Analyst Insights: Key Stock Ratings and Market Outlook
In a series of recent analyst reports, several major Indian companies have received updated ratings and target prices, reflecting evolving market dynamics and strategic developments. These assessments provide critical guidance for investors navigating the current economic landscape.
Reliance Industries: CLSA Sees Value Beyond Jio IPO Concerns
CLSA has reiterated an outperform rating on Reliance Industries Limited (RIL) with a target price of Rs 1,800. Analysts argue that market fears regarding value erosion from a holding company discount post the anticipated Jio IPO are exaggerated. They emphasize that after the IPO, investors will gain the option to purchase Jio shares directly, which could potentially reintroduce a holdco discount on RIL's 67% stake in Jio. However, it is noted that Jio's initial free float of merely 2.5% might impose liquidity constraints.
Additional positive factors for RIL's sum-of-the-parts (SOTP) valuation include enhanced confidence in its forays into FMCG, digital OTT services, and artificial intelligence, alongside the ramp-up of new energy and quick commerce ventures. These elements are viewed as significant tailwinds supporting the company's overall value proposition.
Avenue Supermart (D-Mart): HSBC Advises Caution
HSBC has issued a reduce rating on Avenue Supermart, operator of D-Mart, with a target price set at Rs 3,500. Analysts indicate that while the company's pricing differential shows marginal improvement, it remains insufficient to constitute a substantial competitive advantage. Pricing is identified as the sole moat D-Mart possesses against other retailers. Store addition trends are on course to reach approximately 60 outlets, yet expectations had been for an acceleration following an analyst day in July 2025.
Furthermore, analysts are awaiting clarity on strategic initiatives from the new CEO, who assumed the role in January 2026, before revising their outlook more favorably.
Delhivery: Morgan Stanley Raises Target on Growth Prospects
Morgan Stanley maintains an equal weight rating on Delhivery but has increased the target price to Rs 470 from Rs 445. Analysts highlight that a favorable industry environment is expected to bolster stronger players in gaining market share and enhancing volume growth metrics. Delhivery's business model exhibits robust operating leverage, which should facilitate healthy margin expansion.
During the last earnings call, management reaffirmed that industry volumes could grow 15-20% annually, with the company positioned to outpace this growth in the medium term, underscoring its competitive strength.

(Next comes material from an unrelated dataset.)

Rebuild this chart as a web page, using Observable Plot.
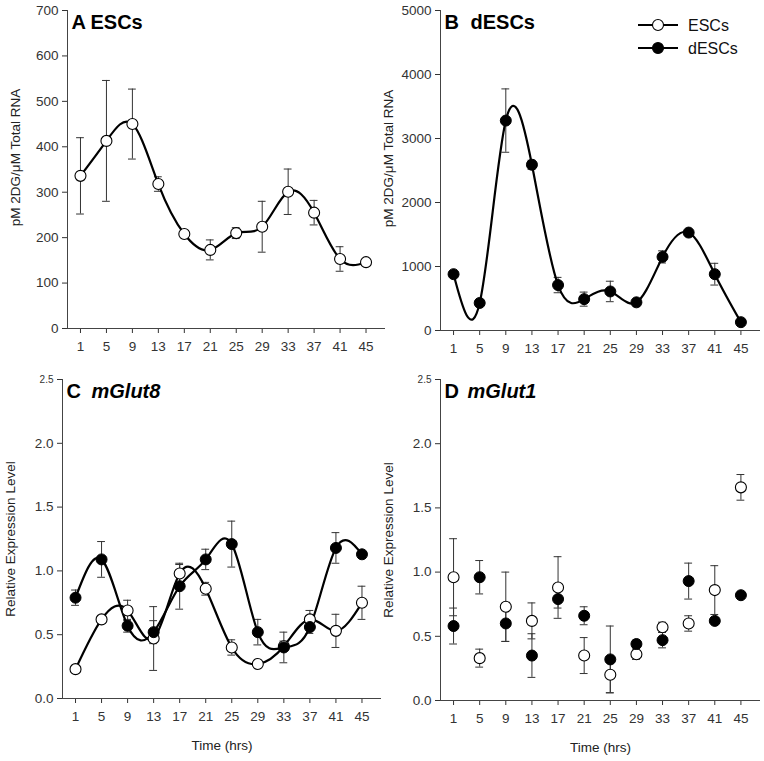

Larsen & Toubro (L&T): Macquarie Flags Geopolitical Risks
Macquarie has assigned an outperform rating to Larsen & Toubro with a target price of Rs 4,910. Analysts report that 37% of L&T's order book as of the October-December quarter (Q3FY26) was directly sourced from West Asia, with 33% of order intake in FY26 until December also originating from the region. This exposure to the Gulf has increased significantly over the years.
Notably, 55% of the Gulf order book is based on fixed-price contracts, heightening vulnerability to margin pressures amid evolving geopolitical scenarios in the area. Analysts have identified geopolitical tensions, commodity price fluctuations, and AI-led disruptions as key risks. While quantifying the exact margin impact is challenging due to the fluid situation, a certain degree of margin contraction is anticipated as a potential fallout from the Gulf conflict.
Cyient: JP Morgan Views Management Changes Positively
JP Morgan has an overweight rating on Cyient with a target price of Rs 1,500. Analysts view the company's recent organizational restructuring favorably, including the appointment of a new CFO and the creation of a COO role. Shrinivas Kulkarni, former CFO of Cyient DLM, has been appointed as the new CFO of Cyient, bringing expertise in business finance and M&A functions.
Prabhakar Atla, the current CFO, transitions to the new COO position, where he can leverage his experience in managing Aerospace, Communication, Rail, and Utilities businesses. This strategic realignment is expected to enhance operational efficiency and drive future growth.